Plotting code records:
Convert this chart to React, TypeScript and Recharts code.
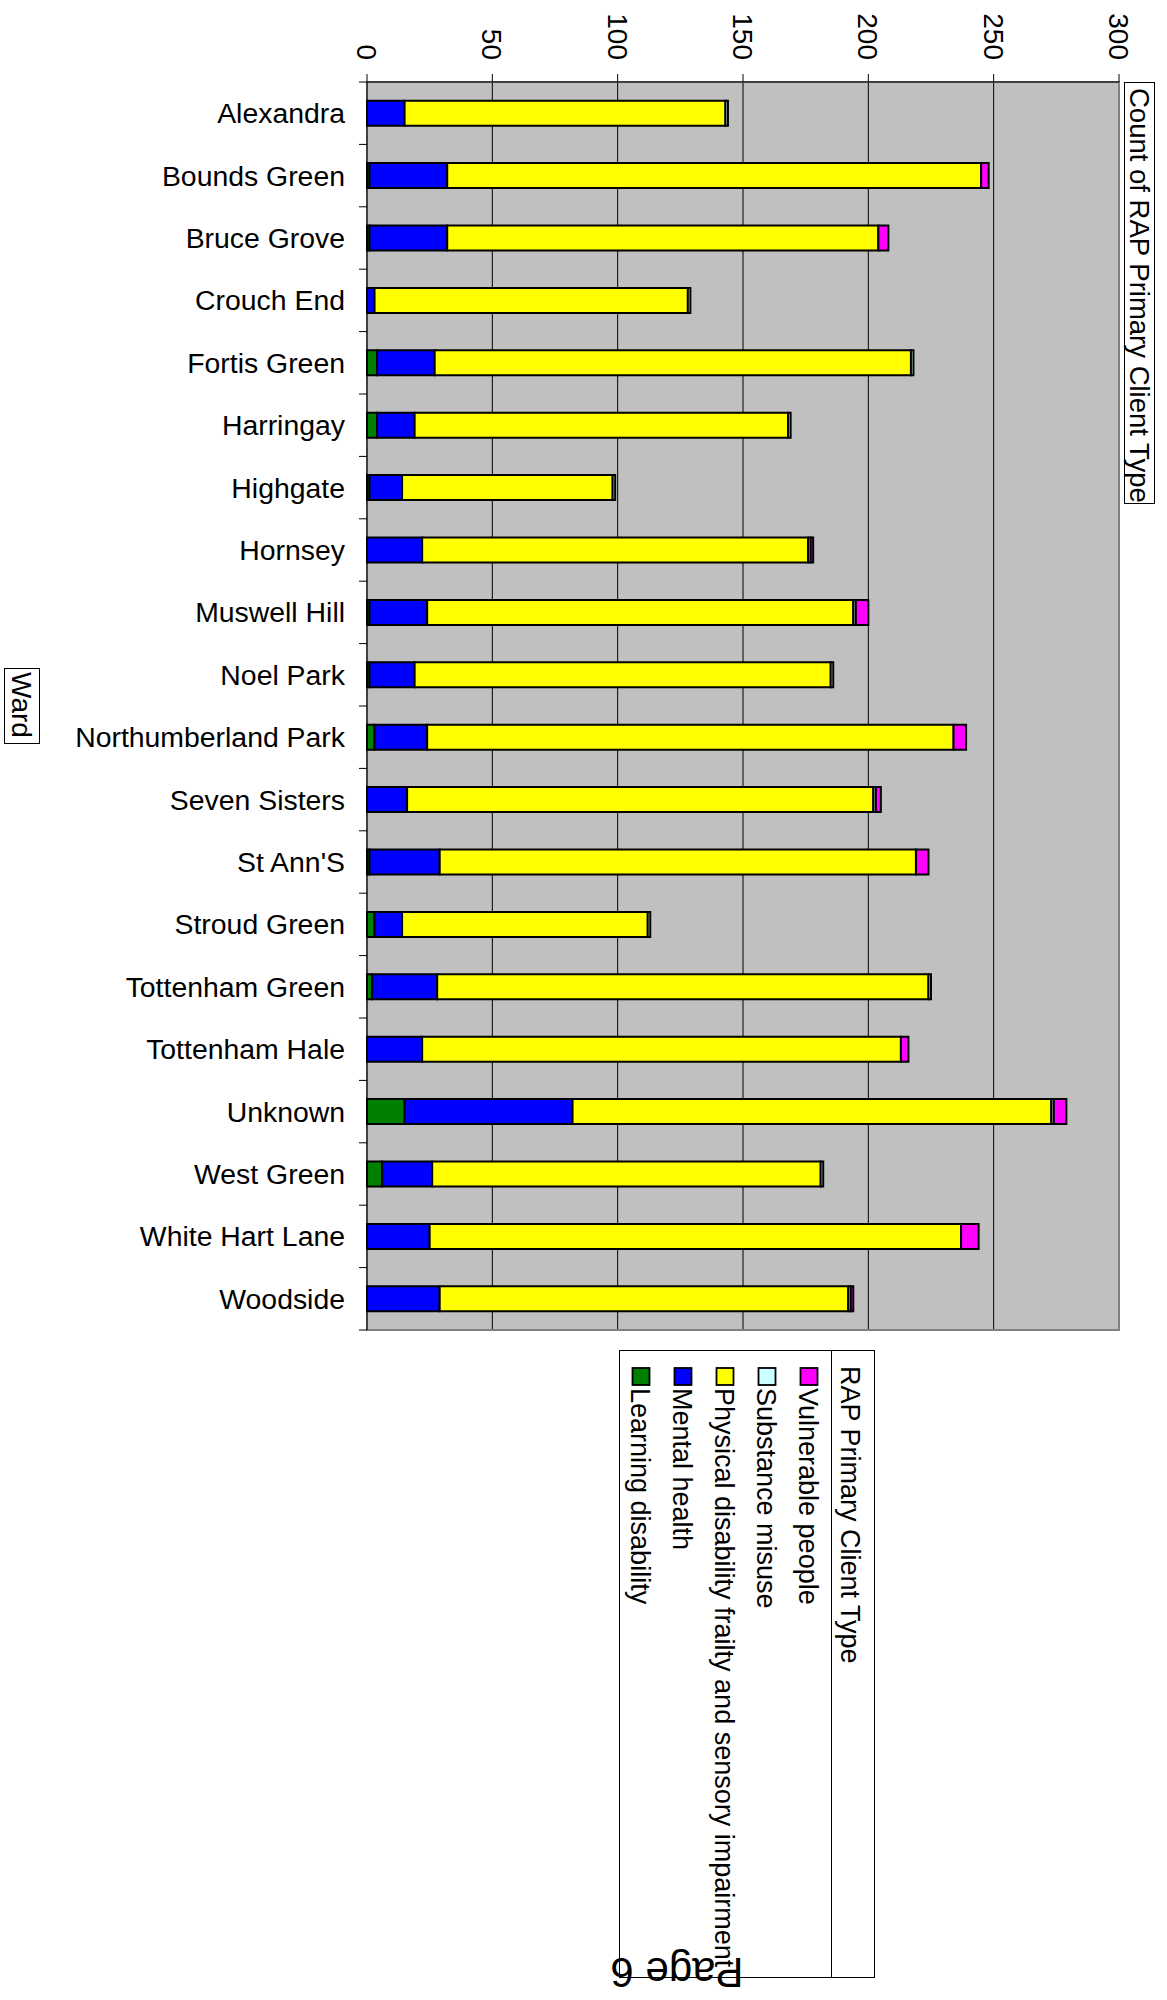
import React from 'react'
import { BarChart, Bar, XAxis, YAxis, CartesianGrid, ReferenceArea } from 'recharts'

// Ward names, top to bottom
const wards = [
  'Alexandra', 'Bounds Green', 'Bruce Grove', 'Crouch End', 'Fortis Green',
  'Harringay', 'Highgate', 'Hornsey', 'Muswell Hill', 'Noel Park',
  'Northumberland Park', 'Seven Sisters', "St Ann'S", 'Stroud Green', 'Tottenham Green',
  'Tottenham Hale', 'Unknown', 'West Green', 'White Hart Lane', 'Woodside',
]

// Counts per client type, one entry per ward
const learningDisability = [0, 1, 1, 0, 4, 4, 1, 0, 1, 1, 3, 0, 1, 3, 2, 0, 15, 6, 0, 0]
const mentalHealth = [15, 31, 31, 3, 23, 15, 13, 22, 23, 18, 21, 16, 28, 11, 26, 22, 67, 20, 25, 29]
const physicalDisability = [128, 213, 172, 125, 190, 149, 84, 154, 170, 166, 210, 186, 190, 98, 196, 191, 191, 155, 212, 163]
const substanceMisuse = [1, 0, 0, 1, 1, 1, 1, 1, 1, 1, 0, 1, 0, 1, 1, 0, 1, 1, 0, 1]
const vulnerablePeople = [0, 3, 4, 0, 0, 0, 0, 1, 5, 0, 5, 2, 5, 0, 0, 3, 5, 0, 7, 1]

const valueTicks = [0, 50, 100, 150, 200, 250, 300]
const gridValues = [50, 100, 150, 200, 250]

const FONT = '"Liberation Sans", Arial, Helvetica, sans-serif'

// stacking order, first one sits against the axis
const series = [
  { key: 'learning', name: 'Learning disability', color: '#008000' },
  { key: 'mental', name: 'Mental health', color: '#0000FF' },
  { key: 'physical', name: 'Physical disability frailty and sensory impairment', color: '#FFFF00' },
  { key: 'substance', name: 'Substance misuse', color: '#CCFFFF' },
  { key: 'vulnerable', name: 'Vulnerable people', color: '#FF00FF' },
]

const chartData = wards.map((ward, i) => ({
  ward,
  learning: learningDisability[i],
  mental: mentalHealth[i],
  physical: physicalDisability[i],
  substance: substanceMisuse[i],
  vulnerable: vulnerablePeople[i],
}))

const CHART_W = 1167
const CHART_H = 1340
const MARGIN = { top: 12, left: 7, right: 48, bottom: 10 }
const X_AXIS_H = 70
const Y_AXIS_W = 360
const PLOT_H = CHART_H - MARGIN.top - MARGIN.bottom - X_AXIS_H
const BAND = PLOT_H / wards.length

function ValueTick({ x, y, payload }: any) {
  return (
    <text
      transform={`translate(${x - 10}, ${y}) rotate(90)`}
      textAnchor="end"
      fontSize={28}
      fontFamily={FONT}
      fill="#000"
    >
      {payload.value}
    </text>
  )
}

function WardTick({ x, y, payload, index }: any) {
  const axisX = x + 8 + 14
  return (
    <g>
      <text x={x} y={y + 10} textAnchor="end" fontSize={28.4} fontFamily={FONT} fill="#000">
        {payload.value}
      </text>
      <line x1={axisX - 8} x2={axisX} y1={y + BAND / 2} y2={y + BAND / 2} stroke="#000" />
      {index === 0 && (
        <line x1={axisX - 8} x2={axisX} y1={y - BAND / 2} y2={y - BAND / 2} stroke="#000" />
      )}
    </g>
  )
}

// rotated legend box below the plot
function ClientTypeLegend() {
  const left = 619.5
  const right = 874.5
  const top = 1350.5
  const bottom = 1977.5
  const divider = 831.5
  const items = [...series].reverse()
  return (
    <g fontFamily={FONT} fill="#000">
      <rect x={left} y={top} width={right - left} height={bottom - top} fill="none" stroke="#000" />
      <line x1={divider} x2={divider} y1={top} y2={bottom} stroke="#000" />
      <text transform={`translate(${851 - 10}, 1366) rotate(90)`} fontSize={27}>
        RAP Primary Client Type
      </text>
      {items.map((s, i) => {
        const cx = 809 - i * 42
        return (
          <g key={s.key}>
            <rect x={cx - 8.5} y={1368} width={17} height={17} fill={s.color} stroke="#000" strokeWidth={1.8} />
            <text transform={`translate(${cx - 10}, 1388) rotate(90)`} fontSize={27}>
              {s.name}
            </text>
          </g>
        )
      })}
    </g>
  )
}

export default function App() {
  return (
    <div style={{ position: 'absolute', left: 0, top: 0, width: 1167, height: 2000, background: '#fff' }}>
      <div style={{ position: 'absolute', left: 0, top: 0 }}>
        <BarChart
          width={CHART_W}
          height={CHART_H}
          data={chartData}
          layout="vertical"
          margin={MARGIN}
          barCategoryGap="30%"
        >
          <CartesianGrid
            horizontal={false}
            vertical
            verticalValues={gridValues}
            stroke="#000"
            fill="#C0C0C0"
            fillOpacity={1}
          />
          <ReferenceArea x1={0} x2={300} fill="none" stroke="#808080" strokeWidth={2} />
          <XAxis
            type="number"
            orientation="top"
            domain={[0, 300]}
            ticks={valueTicks}
            interval={0}
            height={X_AXIS_H}
            tickSize={8}
            tickMargin={14}
            axisLine={{ stroke: '#000' }}
            tickLine={{ stroke: '#000' }}
            tick={<ValueTick />}
          />
          <YAxis
            type="category"
            dataKey="ward"
            width={Y_AXIS_W}
            interval={0}
            tickSize={8}
            tickMargin={14}
            tickLine={false}
            axisLine={{ stroke: '#000' }}
            tick={<WardTick />}
          />
          {series.map((s) => (
            <Bar
              key={s.key}
              dataKey={s.key}
              name={s.name}
              stackId="clients"
              fill={s.color}
              stroke="#000"
              strokeWidth={2}
              isAnimationActive={false}
            />
          ))}
        </BarChart>
      </div>
      <svg
        width={1167}
        height={2000}
        style={{ position: 'absolute', left: 0, top: 0, pointerEvents: 'none' }}
      >
        {/* value axis title */}
        <rect x={1124.5} y={82.5} width={30} height={421} fill="#fff" stroke="#000" />
        <text transform={`translate(${1140 - 10}, 88) rotate(90)`} fontSize={27.5} fontFamily={FONT} fill="#000">
          Count of RAP Primary Client Type
        </text>
        {/* category axis title */}
        <rect x={4.5} y={668.5} width={35} height={75} fill="#fff" stroke="#000" />
        <text transform={`translate(${22 - 10}, 672) rotate(90)`} fontSize={28} fontFamily={FONT} fill="#000">
          Ward
        </text>
        <ClientTypeLegend />
        <text
          transform="translate(677, 1977) rotate(180)"
          y={19}
          textAnchor="middle"
          fontSize={42}
          fontFamily={FONT}
          fill="#000"
        >
          Page 6
        </text>
      </svg>
    </div>
  )
}
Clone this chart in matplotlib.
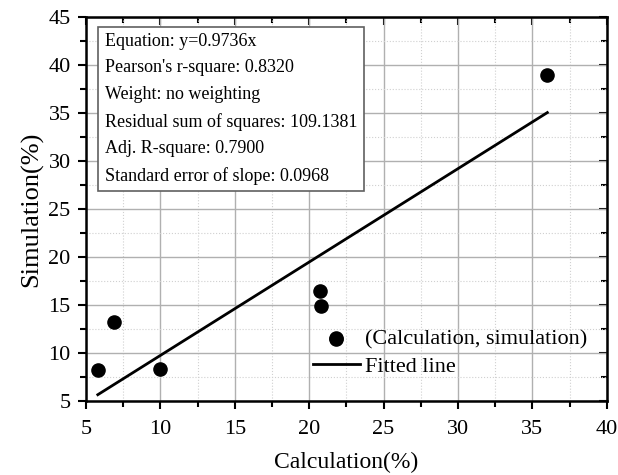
import numpy as np
from matplotlib import pyplot as plt
from matplotlib.ticker import MultipleLocator

plt.rcParams["font.family"] = ["Liberation Serif", "DejaVu Serif"]

calculation = [5.8, 6.9, 10.0, 20.7, 20.8, 21.8, 36.0]
simulation = [8.2, 13.2, 8.3, 16.5, 14.9, 11.5, 39.0]
slope = 0.9736

fit_text = ["Equation: y=0.9736x",
			"Pearson's r-square: 0.8320",
			"Weight: no weighting",
			"Residual sum of squares: 109.1381",
			"Adj. R-square: 0.7900",
			"Standard error of slope: 0.0968"]

fig = plt.figure(figsize=(6.18, 4.75), dpi=100)
ax = fig.add_axes([0.139, 0.156, 0.843, 0.808])

ax.scatter(calculation, simulation, s=90, color="black", zorder=3, label="(Calculation, simulation)")
fit_x = np.array([min(calculation), max(calculation)])
ax.plot(fit_x, slope * fit_x, color="black", lw=2, zorder=3, label="Fitted line")

ax.set_xlim(5, 40)
ax.set_ylim(5, 45)
ax.xaxis.set_major_locator(MultipleLocator(5))
ax.yaxis.set_major_locator(MultipleLocator(5))
ax.xaxis.set_minor_locator(MultipleLocator(2.5))
ax.yaxis.set_minor_locator(MultipleLocator(2.5))
ax.grid(which="major", color="#b0b0b0", lw=1)
ax.grid(which="minor", color="#d0d0d0", lw=0.8, linestyle=":")
ax.set_axisbelow(True)

for sp in ax.spines.values():
	sp.set_linewidth(1.8)
ax.tick_params(which="both", direction="out", width=1.5, labelsize=16, top=False, right=False)
ax.tick_params(which="major", length=6, pad=5)
ax.tick_params(which="minor", length=4)
ax.tick_params(axis="x", which="major", pad=8)
sec_x = ax.secondary_xaxis("top")
sec_y = ax.secondary_yaxis("right")
for sec in (sec_x, sec_y):
	sec.tick_params(which="both", direction="in", width=1.5, labelsize=0)
	sec.tick_params(which="major", length=6)
	sec.tick_params(which="minor", length=4)
sec_x.set_xticklabels([])
sec_y.set_yticklabels([])
sec_x.xaxis.set_minor_locator(MultipleLocator(2.5))
sec_y.yaxis.set_minor_locator(MultipleLocator(2.5))

ax.set_xlabel("Calculation(%)", fontsize=17, labelpad=9)
ax.set_ylabel("Simulation(%)", fontsize=19, labelpad=4)

ax.text(6.27, 43.35, "\n".join(fit_text), fontsize=13, va="top", ha="left", linespacing=1.72,
		bbox=dict(boxstyle="square,pad=0.35", fc="white", ec="#606060", lw=1.2), zorder=4)

ax.legend(loc="upper left", frameon=False, fontsize=16, handlelength=2.1, handletextpad=0.25,
		  bbox_to_anchor=(0.436, 0.188), borderpad=0, borderaxespad=0, labelspacing=0.33,
		  markerscale=1.0)

fig.savefig("out.png", dpi=100)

GIVEN TASK
Quote the data above exactly from the line with "Clone this chart in matplotlib." to the line with "ax = fig.add_axes([0.139, 0.156, 0.843, 0.808])", both ends counted, and nothing else. Pictures don't go in.

FINISHED EXERCISE
Clone this chart in matplotlib.
import numpy as np
from matplotlib import pyplot as plt
from matplotlib.ticker import MultipleLocator

plt.rcParams["font.family"] = ["Liberation Serif", "DejaVu Serif"]

calculation = [5.8, 6.9, 10.0, 20.7, 20.8, 21.8, 36.0]
simulation = [8.2, 13.2, 8.3, 16.5, 14.9, 11.5, 39.0]
slope = 0.9736

fit_text = ["Equation: y=0.9736x",
			"Pearson's r-square: 0.8320",
			"Weight: no weighting",
			"Residual sum of squares: 109.1381",
			"Adj. R-square: 0.7900",
			"Standard error of slope: 0.0968"]

fig = plt.figure(figsize=(6.18, 4.75), dpi=100)
ax = fig.add_axes([0.139, 0.156, 0.843, 0.808])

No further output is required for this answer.